-- start of DATA EXTRACT --

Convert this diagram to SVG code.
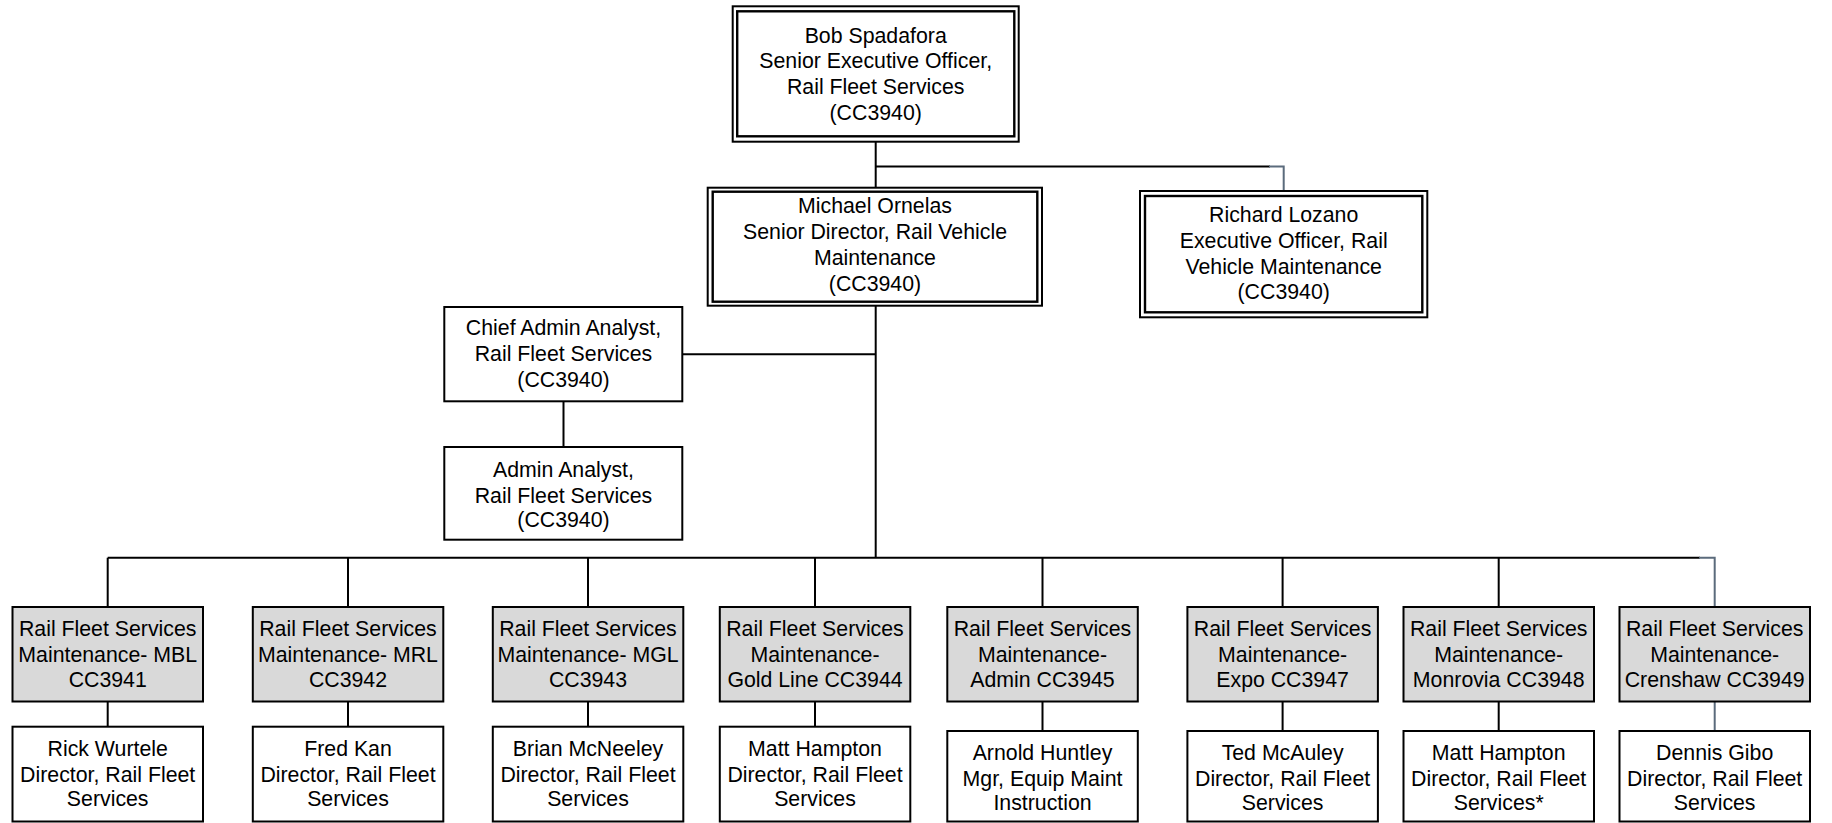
<svg xmlns="http://www.w3.org/2000/svg" width="1832" height="823" viewBox="0 0 1832 823">
<style>
  text { font-family: "Liberation Sans", Arial, sans-serif; font-size: 21.3px; fill: #000; text-anchor: middle; }
  .box { fill: #fff; stroke: #000; stroke-width: 2; }
  .gray { fill: #d9d9d9; stroke: #000; stroke-width: 2; }
  .outer { fill: #fff; stroke: #000; stroke-width: 2; }
  .inner { fill: none; stroke: #000; stroke-width: 2.4; }
  .conn { fill: none; stroke: #000; stroke-width: 2; }
  .slate { fill: none; stroke: #5b6b7c; stroke-width: 2; }
</style>
<rect width="1832" height="823" fill="#fff"/>

<g id="connectors">
  <path class="conn" d="M875.7 142 V188"/>
  <path class="conn" d="M875.7 166.5 H1270"/>
  <path class="slate" d="M1269 166.5 H1283.7 V191"/>
  <path class="conn" d="M875.7 306 V557.7"/>
  <path class="conn" d="M683 354.3 H875.7"/>
  <path class="conn" d="M563.5 402 V446"/>
  <path class="conn" d="M107.7 557.7 H1700"/>
  <path class="slate" d="M1699 557.7 H1714.7 V606"/>
  <path class="conn" d="M107.7 557.7 V606 M348 557.7 V606 M588 557.7 V606 M815 557.7 V606 M1042.5 557.7 V606 M1282.6 557.7 V606 M1498.7 557.7 V606"/>
  <path class="conn" d="M107.7 702 V726 M348 702 V726 M588 702 V726 M815 702 V726 M1042.5 702 V730 M1282.6 702 V730 M1498.7 702 V730"/>
  <path class="slate" d="M1714.7 702 V730"/>
</g>

<g id="bob">
  <rect class="outer" x="732.7" y="6.3" width="286" height="135.4"/>
  <rect class="inner" x="737.2" y="11.3" width="277.1" height="125"/>
  <text x="875.7" y="42.7">Bob Spadafora</text>
  <text x="875.7" y="68.3">Senior Executive Officer,</text>
  <text x="875.7" y="94">Rail Fleet Services</text>
  <text x="875.7" y="119.7">(CC3940)</text>
</g>

<g id="michael">
  <rect class="outer" x="707.7" y="187.7" width="334.3" height="118"/>
  <rect class="inner" x="712.7" y="191.7" width="324.6" height="110"/>
  <text x="875" y="213.3">Michael Ornelas</text>
  <text x="875" y="239.3">Senior Director, Rail Vehicle</text>
  <text x="875" y="265">Maintenance</text>
  <text x="875" y="290.5">(CC3940)</text>
</g>

<g id="richard">
  <rect class="outer" x="1140" y="191" width="287.3" height="126.3"/>
  <rect class="inner" x="1145" y="196" width="277.3" height="116.3"/>
  <text x="1283.7" y="222.3">Richard Lozano</text>
  <text x="1283.7" y="248.3">Executive Officer, Rail</text>
  <text x="1283.7" y="273.5">Vehicle Maintenance</text>
  <text x="1283.7" y="299">(CC3940)</text>
</g>

<g id="chief">
  <rect class="box" x="444.3" y="307" width="238" height="94.3"/>
  <text x="563.5" y="335">Chief Admin Analyst,</text>
  <text x="563.5" y="361.3">Rail Fleet Services</text>
  <text x="563.5" y="386.5">(CC3940)</text>
</g>

<g id="admin">
  <rect class="box" x="444.3" y="447" width="238" height="92.7"/>
  <text x="563.5" y="476.7">Admin Analyst,</text>
  <text x="563.5" y="502.5">Rail Fleet Services</text>
  <text x="563.5" y="527.3">(CC3940)</text>
</g>

<g id="cc3941">
  <rect class="gray" x="12.5" y="607" width="190.5" height="94.5"/>
  <text x="107.7" y="636">Rail Fleet Services</text>
  <text x="107.7" y="661.5">Maintenance- MBL</text>
  <text x="107.7" y="687">CC3941</text>
</g>
<g id="cc3942">
  <rect class="gray" x="252.8" y="607" width="190.5" height="94.5"/>
  <text x="348" y="636">Rail Fleet Services</text>
  <text x="348" y="661.5">Maintenance- MRL</text>
  <text x="348" y="687">CC3942</text>
</g>
<g id="cc3943">
  <rect class="gray" x="492.8" y="607" width="190.5" height="94.5"/>
  <text x="588" y="636">Rail Fleet Services</text>
  <text x="588" y="661.5">Maintenance- MGL</text>
  <text x="588" y="687">CC3943</text>
</g>
<g id="cc3944">
  <rect class="gray" x="719.8" y="607" width="190.5" height="94.5"/>
  <text x="815" y="636">Rail Fleet Services</text>
  <text x="815" y="661.5">Maintenance-</text>
  <text x="815" y="687">Gold Line CC3944</text>
</g>
<g id="cc3945">
  <rect class="gray" x="947.3" y="607" width="190.5" height="94.5"/>
  <text x="1042.5" y="636">Rail Fleet Services</text>
  <text x="1042.5" y="661.5">Maintenance-</text>
  <text x="1042.5" y="687">Admin CC3945</text>
</g>
<g id="cc3947">
  <rect class="gray" x="1187.4" y="607" width="190.5" height="94.5"/>
  <text x="1282.6" y="636">Rail Fleet Services</text>
  <text x="1282.6" y="661.5">Maintenance-</text>
  <text x="1282.6" y="687">Expo CC3947</text>
</g>
<g id="cc3948">
  <rect class="gray" x="1403.5" y="607" width="190.5" height="94.5"/>
  <text x="1498.7" y="636">Rail Fleet Services</text>
  <text x="1498.7" y="661.5">Maintenance-</text>
  <text x="1498.7" y="687">Monrovia CC3948</text>
</g>
<g id="cc3949">
  <rect class="gray" x="1619.5" y="607" width="190.5" height="94.5"/>
  <text x="1714.7" y="636">Rail Fleet Services</text>
  <text x="1714.7" y="661.5">Maintenance-</text>
  <text x="1714.7" y="687">Crenshaw CC3949</text>
</g>

<g id="wurtele">
  <rect class="box" x="12.5" y="726.7" width="190.5" height="94.8"/>
  <text x="107.7" y="756">Rick Wurtele</text>
  <text x="107.7" y="781.5">Director, Rail Fleet</text>
  <text x="107.7" y="806">Services</text>
</g>
<g id="kan">
  <rect class="box" x="252.8" y="726.7" width="190.5" height="94.8"/>
  <text x="348" y="756">Fred Kan</text>
  <text x="348" y="781.5">Director, Rail Fleet</text>
  <text x="348" y="806">Services</text>
</g>
<g id="mcneeley">
  <rect class="box" x="492.8" y="726.7" width="190.5" height="94.8"/>
  <text x="588" y="756">Brian McNeeley</text>
  <text x="588" y="781.5">Director, Rail Fleet</text>
  <text x="588" y="806">Services</text>
</g>
<g id="hampton1">
  <rect class="box" x="719.8" y="726.7" width="190.5" height="94.8"/>
  <text x="815" y="756">Matt Hampton</text>
  <text x="815" y="781.5">Director, Rail Fleet</text>
  <text x="815" y="806">Services</text>
</g>
<g id="huntley">
  <rect class="box" x="947.3" y="731" width="190.5" height="90.5"/>
  <text x="1042.5" y="760">Arnold Huntley</text>
  <text x="1042.5" y="786">Mgr, Equip Maint</text>
  <text x="1042.5" y="810">Instruction</text>
</g>
<g id="mcauley">
  <rect class="box" x="1187.4" y="731" width="190.5" height="90.5"/>
  <text x="1282.6" y="760">Ted McAuley</text>
  <text x="1282.6" y="786">Director, Rail Fleet</text>
  <text x="1282.6" y="810">Services</text>
</g>
<g id="hampton2">
  <rect class="box" x="1403.5" y="731" width="190.5" height="90.5"/>
  <text x="1498.7" y="760">Matt Hampton</text>
  <text x="1498.7" y="786">Director, Rail Fleet</text>
  <text x="1498.7" y="810">Services*</text>
</g>
<g id="gibo">
  <rect class="box" x="1619.5" y="731" width="190.5" height="90.5"/>
  <text x="1714.7" y="760">Dennis Gibo</text>
  <text x="1714.7" y="786">Director, Rail Fleet</text>
  <text x="1714.7" y="810">Services</text>
</g>
</svg>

-- end of DATA EXTRACT --

All of the data above should be transcribed verbatim, with pictures omitted.

• [FINAL RESULT]:
Convert this diagram to SVG code.
<svg xmlns="http://www.w3.org/2000/svg" width="1832" height="823" viewBox="0 0 1832 823">
<style>
  text { font-family: "Liberation Sans", Arial, sans-serif; font-size: 21.3px; fill: #000; text-anchor: middle; }
  .box { fill: #fff; stroke: #000; stroke-width: 2; }
  .gray { fill: #d9d9d9; stroke: #000; stroke-width: 2; }
  .outer { fill: #fff; stroke: #000; stroke-width: 2; }
  .inner { fill: none; stroke: #000; stroke-width: 2.4; }
  .conn { fill: none; stroke: #000; stroke-width: 2; }
  .slate { fill: none; stroke: #5b6b7c; stroke-width: 2; }
</style>
<rect width="1832" height="823" fill="#fff"/>

<g id="connectors">
  <path class="conn" d="M875.7 142 V188"/>
  <path class="conn" d="M875.7 166.5 H1270"/>
  <path class="slate" d="M1269 166.5 H1283.7 V191"/>
  <path class="conn" d="M875.7 306 V557.7"/>
  <path class="conn" d="M683 354.3 H875.7"/>
  <path class="conn" d="M563.5 402 V446"/>
  <path class="conn" d="M107.7 557.7 H1700"/>
  <path class="slate" d="M1699 557.7 H1714.7 V606"/>
  <path class="conn" d="M107.7 557.7 V606 M348 557.7 V606 M588 557.7 V606 M815 557.7 V606 M1042.5 557.7 V606 M1282.6 557.7 V606 M1498.7 557.7 V606"/>
  <path class="conn" d="M107.7 702 V726 M348 702 V726 M588 702 V726 M815 702 V726 M1042.5 702 V730 M1282.6 702 V730 M1498.7 702 V730"/>
  <path class="slate" d="M1714.7 702 V730"/>
</g>

<g id="bob">
  <rect class="outer" x="732.7" y="6.3" width="286" height="135.4"/>
  <rect class="inner" x="737.2" y="11.3" width="277.1" height="125"/>
  <text x="875.7" y="42.7">Bob Spadafora</text>
  <text x="875.7" y="68.3">Senior Executive Officer,</text>
  <text x="875.7" y="94">Rail Fleet Services</text>
  <text x="875.7" y="119.7">(CC3940)</text>
</g>

<g id="michael">
  <rect class="outer" x="707.7" y="187.7" width="334.3" height="118"/>
  <rect class="inner" x="712.7" y="191.7" width="324.6" height="110"/>
  <text x="875" y="213.3">Michael Ornelas</text>
  <text x="875" y="239.3">Senior Director, Rail Vehicle</text>
  <text x="875" y="265">Maintenance</text>
  <text x="875" y="290.5">(CC3940)</text>
</g>

<g id="richard">
  <rect class="outer" x="1140" y="191" width="287.3" height="126.3"/>
  <rect class="inner" x="1145" y="196" width="277.3" height="116.3"/>
  <text x="1283.7" y="222.3">Richard Lozano</text>
  <text x="1283.7" y="248.3">Executive Officer, Rail</text>
  <text x="1283.7" y="273.5">Vehicle Maintenance</text>
  <text x="1283.7" y="299">(CC3940)</text>
</g>

<g id="chief">
  <rect class="box" x="444.3" y="307" width="238" height="94.3"/>
  <text x="563.5" y="335">Chief Admin Analyst,</text>
  <text x="563.5" y="361.3">Rail Fleet Services</text>
  <text x="563.5" y="386.5">(CC3940)</text>
</g>

<g id="admin">
  <rect class="box" x="444.3" y="447" width="238" height="92.7"/>
  <text x="563.5" y="476.7">Admin Analyst,</text>
  <text x="563.5" y="502.5">Rail Fleet Services</text>
  <text x="563.5" y="527.3">(CC3940)</text>
</g>

<g id="cc3941">
  <rect class="gray" x="12.5" y="607" width="190.5" height="94.5"/>
  <text x="107.7" y="636">Rail Fleet Services</text>
  <text x="107.7" y="661.5">Maintenance- MBL</text>
  <text x="107.7" y="687">CC3941</text>
</g>
<g id="cc3942">
  <rect class="gray" x="252.8" y="607" width="190.5" height="94.5"/>
  <text x="348" y="636">Rail Fleet Services</text>
  <text x="348" y="661.5">Maintenance- MRL</text>
  <text x="348" y="687">CC3942</text>
</g>
<g id="cc3943">
  <rect class="gray" x="492.8" y="607" width="190.5" height="94.5"/>
  <text x="588" y="636">Rail Fleet Services</text>
  <text x="588" y="661.5">Maintenance- MGL</text>
  <text x="588" y="687">CC3943</text>
</g>
<g id="cc3944">
  <rect class="gray" x="719.8" y="607" width="190.5" height="94.5"/>
  <text x="815" y="636">Rail Fleet Services</text>
  <text x="815" y="661.5">Maintenance-</text>
  <text x="815" y="687">Gold Line CC3944</text>
</g>
<g id="cc3945">
  <rect class="gray" x="947.3" y="607" width="190.5" height="94.5"/>
  <text x="1042.5" y="636">Rail Fleet Services</text>
  <text x="1042.5" y="661.5">Maintenance-</text>
  <text x="1042.5" y="687">Admin CC3945</text>
</g>
<g id="cc3947">
  <rect class="gray" x="1187.4" y="607" width="190.5" height="94.5"/>
  <text x="1282.6" y="636">Rail Fleet Services</text>
  <text x="1282.6" y="661.5">Maintenance-</text>
  <text x="1282.6" y="687">Expo CC3947</text>
</g>
<g id="cc3948">
  <rect class="gray" x="1403.5" y="607" width="190.5" height="94.5"/>
  <text x="1498.7" y="636">Rail Fleet Services</text>
  <text x="1498.7" y="661.5">Maintenance-</text>
  <text x="1498.7" y="687">Monrovia CC3948</text>
</g>
<g id="cc3949">
  <rect class="gray" x="1619.5" y="607" width="190.5" height="94.5"/>
  <text x="1714.7" y="636">Rail Fleet Services</text>
  <text x="1714.7" y="661.5">Maintenance-</text>
  <text x="1714.7" y="687">Crenshaw CC3949</text>
</g>

<g id="wurtele">
  <rect class="box" x="12.5" y="726.7" width="190.5" height="94.8"/>
  <text x="107.7" y="756">Rick Wurtele</text>
  <text x="107.7" y="781.5">Director, Rail Fleet</text>
  <text x="107.7" y="806">Services</text>
</g>
<g id="kan">
  <rect class="box" x="252.8" y="726.7" width="190.5" height="94.8"/>
  <text x="348" y="756">Fred Kan</text>
  <text x="348" y="781.5">Director, Rail Fleet</text>
  <text x="348" y="806">Services</text>
</g>
<g id="mcneeley">
  <rect class="box" x="492.8" y="726.7" width="190.5" height="94.8"/>
  <text x="588" y="756">Brian McNeeley</text>
  <text x="588" y="781.5">Director, Rail Fleet</text>
  <text x="588" y="806">Services</text>
</g>
<g id="hampton1">
  <rect class="box" x="719.8" y="726.7" width="190.5" height="94.8"/>
  <text x="815" y="756">Matt Hampton</text>
  <text x="815" y="781.5">Director, Rail Fleet</text>
  <text x="815" y="806">Services</text>
</g>
<g id="huntley">
  <rect class="box" x="947.3" y="731" width="190.5" height="90.5"/>
  <text x="1042.5" y="760">Arnold Huntley</text>
  <text x="1042.5" y="786">Mgr, Equip Maint</text>
  <text x="1042.5" y="810">Instruction</text>
</g>
<g id="mcauley">
  <rect class="box" x="1187.4" y="731" width="190.5" height="90.5"/>
  <text x="1282.6" y="760">Ted McAuley</text>
  <text x="1282.6" y="786">Director, Rail Fleet</text>
  <text x="1282.6" y="810">Services</text>
</g>
<g id="hampton2">
  <rect class="box" x="1403.5" y="731" width="190.5" height="90.5"/>
  <text x="1498.7" y="760">Matt Hampton</text>
  <text x="1498.7" y="786">Director, Rail Fleet</text>
  <text x="1498.7" y="810">Services*</text>
</g>
<g id="gibo">
  <rect class="box" x="1619.5" y="731" width="190.5" height="90.5"/>
  <text x="1714.7" y="760">Dennis Gibo</text>
  <text x="1714.7" y="786">Director, Rail Fleet</text>
  <text x="1714.7" y="810">Services</text>
</g>
</svg>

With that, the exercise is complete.